Work to be completed >> With the pictures left out, copy the listing below exactly.
═══ Task material
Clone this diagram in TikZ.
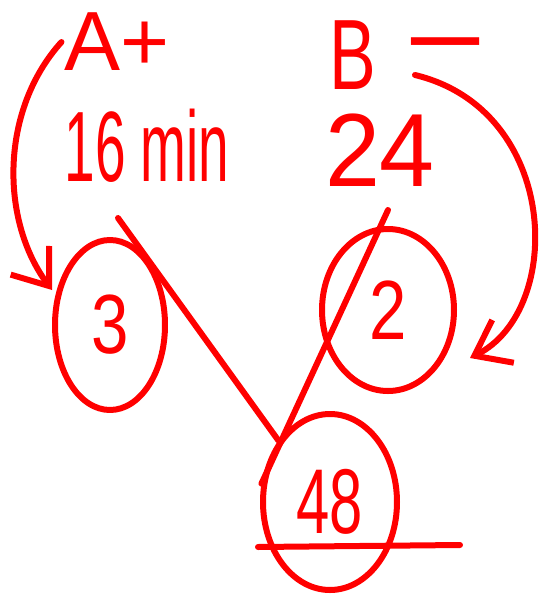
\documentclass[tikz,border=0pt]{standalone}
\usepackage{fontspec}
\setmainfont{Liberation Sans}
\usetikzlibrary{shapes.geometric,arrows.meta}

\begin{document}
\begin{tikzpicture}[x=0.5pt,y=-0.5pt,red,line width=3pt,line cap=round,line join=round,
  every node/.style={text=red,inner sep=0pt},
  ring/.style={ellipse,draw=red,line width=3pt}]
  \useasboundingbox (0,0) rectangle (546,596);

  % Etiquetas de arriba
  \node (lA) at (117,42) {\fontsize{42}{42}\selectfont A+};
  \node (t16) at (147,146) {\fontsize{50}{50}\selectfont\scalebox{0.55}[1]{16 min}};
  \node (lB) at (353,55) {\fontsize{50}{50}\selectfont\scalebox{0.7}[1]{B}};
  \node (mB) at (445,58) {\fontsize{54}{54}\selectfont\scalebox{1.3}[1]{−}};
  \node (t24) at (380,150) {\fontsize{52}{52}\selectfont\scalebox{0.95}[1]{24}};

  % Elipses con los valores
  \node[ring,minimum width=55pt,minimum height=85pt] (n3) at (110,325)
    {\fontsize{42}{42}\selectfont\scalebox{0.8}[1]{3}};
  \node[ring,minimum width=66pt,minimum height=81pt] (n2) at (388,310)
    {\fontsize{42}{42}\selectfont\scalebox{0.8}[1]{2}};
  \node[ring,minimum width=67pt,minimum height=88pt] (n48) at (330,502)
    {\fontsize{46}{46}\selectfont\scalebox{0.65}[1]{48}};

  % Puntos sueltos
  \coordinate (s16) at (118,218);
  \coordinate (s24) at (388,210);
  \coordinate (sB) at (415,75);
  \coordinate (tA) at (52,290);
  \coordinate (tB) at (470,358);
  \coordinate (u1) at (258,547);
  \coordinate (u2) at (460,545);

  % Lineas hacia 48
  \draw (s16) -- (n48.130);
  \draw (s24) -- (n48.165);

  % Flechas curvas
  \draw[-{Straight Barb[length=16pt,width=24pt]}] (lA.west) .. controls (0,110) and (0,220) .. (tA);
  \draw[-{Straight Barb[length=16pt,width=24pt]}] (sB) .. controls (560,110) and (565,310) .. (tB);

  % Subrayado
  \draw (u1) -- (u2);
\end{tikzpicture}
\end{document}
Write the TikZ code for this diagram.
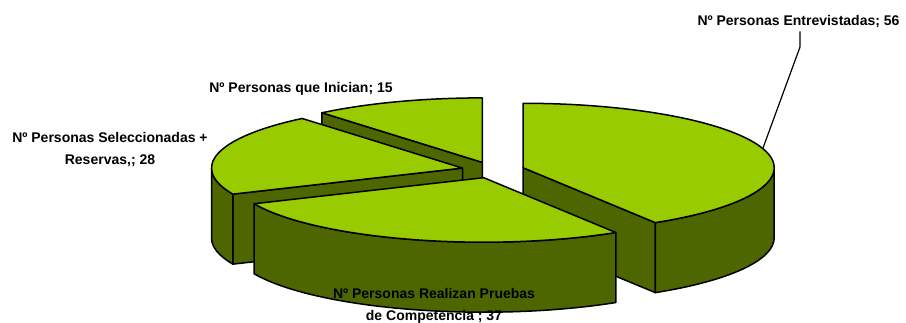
══════
Result of the task >>
Clone this diagram in TikZ.
\documentclass[tikz,border=0pt]{standalone}
\usepackage{fontspec}
\setmainfont{Liberation Sans}
\usetikzlibrary{shapes.geometric,arrows.meta}

\begin{document}
\begin{tikzpicture}[x=0.5pt,y=-0.5pt,red,line width=3pt,line cap=round,line join=round,
  every node/.style={text=red,inner sep=0pt},
  ring/.style={ellipse,draw=red,line width=3pt}]
  \useasboundingbox (0,0) rectangle (546,596);

  % Etiquetas de arriba
  \node (lA) at (117,42) {\fontsize{42}{42}\selectfont A+};
  \node (t16) at (147,146) {\fontsize{50}{50}\selectfont\scalebox{0.55}[1]{16 min}};
  \node (lB) at (353,55) {\fontsize{50}{50}\selectfont\scalebox{0.7}[1]{B}};
  \node (mB) at (445,58) {\fontsize{54}{54}\selectfont\scalebox{1.3}[1]{−}};
  \node (t24) at (380,150) {\fontsize{52}{52}\selectfont\scalebox{0.95}[1]{24}};

  % Elipses con los valores
  \node[ring,minimum width=55pt,minimum height=85pt] (n3) at (110,325)
    {\fontsize{42}{42}\selectfont\scalebox{0.8}[1]{3}};
  \node[ring,minimum width=66pt,minimum height=81pt] (n2) at (388,310)
    {\fontsize{42}{42}\selectfont\scalebox{0.8}[1]{2}};
  \node[ring,minimum width=67pt,minimum height=88pt] (n48) at (330,502)
    {\fontsize{46}{46}\selectfont\scalebox{0.65}[1]{48}};

  % Puntos sueltos
  \coordinate (s16) at (118,218);
  \coordinate (s24) at (388,210);
  \coordinate (sB) at (415,75);
  \coordinate (tA) at (52,290);
  \coordinate (tB) at (470,358);
  \coordinate (u1) at (258,547);
  \coordinate (u2) at (460,545);

  % Lineas hacia 48
  \draw (s16) -- (n48.130);
  \draw (s24) -- (n48.165);

  % Flechas curvas
  \draw[-{Straight Barb[length=16pt,width=24pt]}] (lA.west) .. controls (0,110) and (0,220) .. (tA);
  \draw[-{Straight Barb[length=16pt,width=24pt]}] (sB) .. controls (560,110) and (565,310) .. (tB);

  % Subrayado
  \draw (u1) -- (u2);
\end{tikzpicture}
\end{document}
Write the TikZ code for this diagram.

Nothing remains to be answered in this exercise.